Here is a look at some of the transportation headlines gathered by us and the Metro Library. The full list of headlines is posted on the Library’s Headlines blog, which you can also access via email subscription or RSS feed.

A view of Southern California that sums it up: subdivisions, Lake Elsinore, mountains and sunset, as seen Saturday evening from Highway 74. Photo by Steve Hymon/Metro.
No high-speed rail to Anaheim (L.A. Times)
The revised business plan for the bullet train project released one week ago glossed over this not-so-small point: high-speed rail tracks will not be built between Los Angeles Union Station and Anaheim in order to save the $6 billion. The media didn’t catch this — I didn’t either. Excerpt:
It is unclear under the new proposal if or when bullet train service would be extended to Anaheim. The $68-billion project is supposed to be completed by 2028.
It was partly the elimination of service from downtown’s Union Station to Orange County that helped slash the project’s price tag by $30 billion, said Lance Simmens, a spokesman for the California High-Speed Rail Authority. Until the recent revisions, the estimated cost of linking the Bay Area to Anaheim was nearly $100 billion.
The politically sensitive change had not been immediately evident Monday when the new plan was unveiled because the report did not explicitly state it. But a series of passages makes clear that the reduced budget would not cover costs of dedicated high speed tracks or electrical systems needed to operate bullet trains between Los Angeles and Anaheim. Other language in the plan suggests that an expanded future project or a second phase could reach Anaheim.
It will be interesting to see what, if any, impact this has on the new rail station proposed for Anaheim that comes with a $200-million price tag. It may also be a smart move. Bullet trains weren’t going to be that much faster in the L.A.-to-Anaheim corridor than regular trains and the tracks were going to dead-end at Anaheim with the bullet train route between L.A. and San Diego going through the Inland Empire to Riverside before turning south.
Sunday letters: changing our car culture (New York Times)

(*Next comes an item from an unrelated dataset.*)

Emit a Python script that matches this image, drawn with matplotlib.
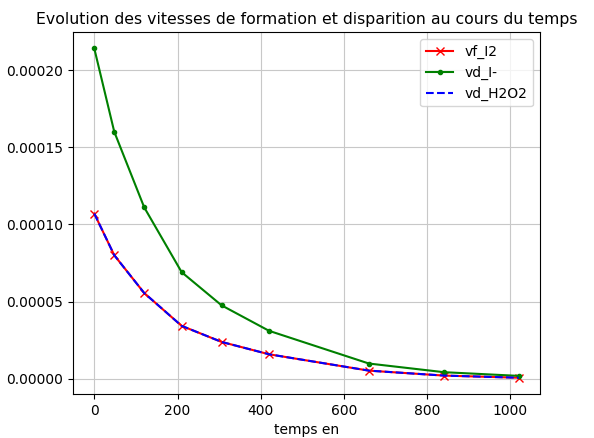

Fun and fascinating back-and-forth between Times readers on Americans’ driving habits and whether we should be driving less. Some favor a gas tax to help prompt more transit and discourage ‘let’s-drive-everywhere’ behavior. Others say cars are the only practical way to get around modern America.
What should I do with my old bike helmet? (Grist)
Advice columnist Umbra has several suggestions for using helmets whose noggin-protecting days may be over. Turn a helmet upside down and hang it from a beam and it makes a pretty nice flower pot, for example.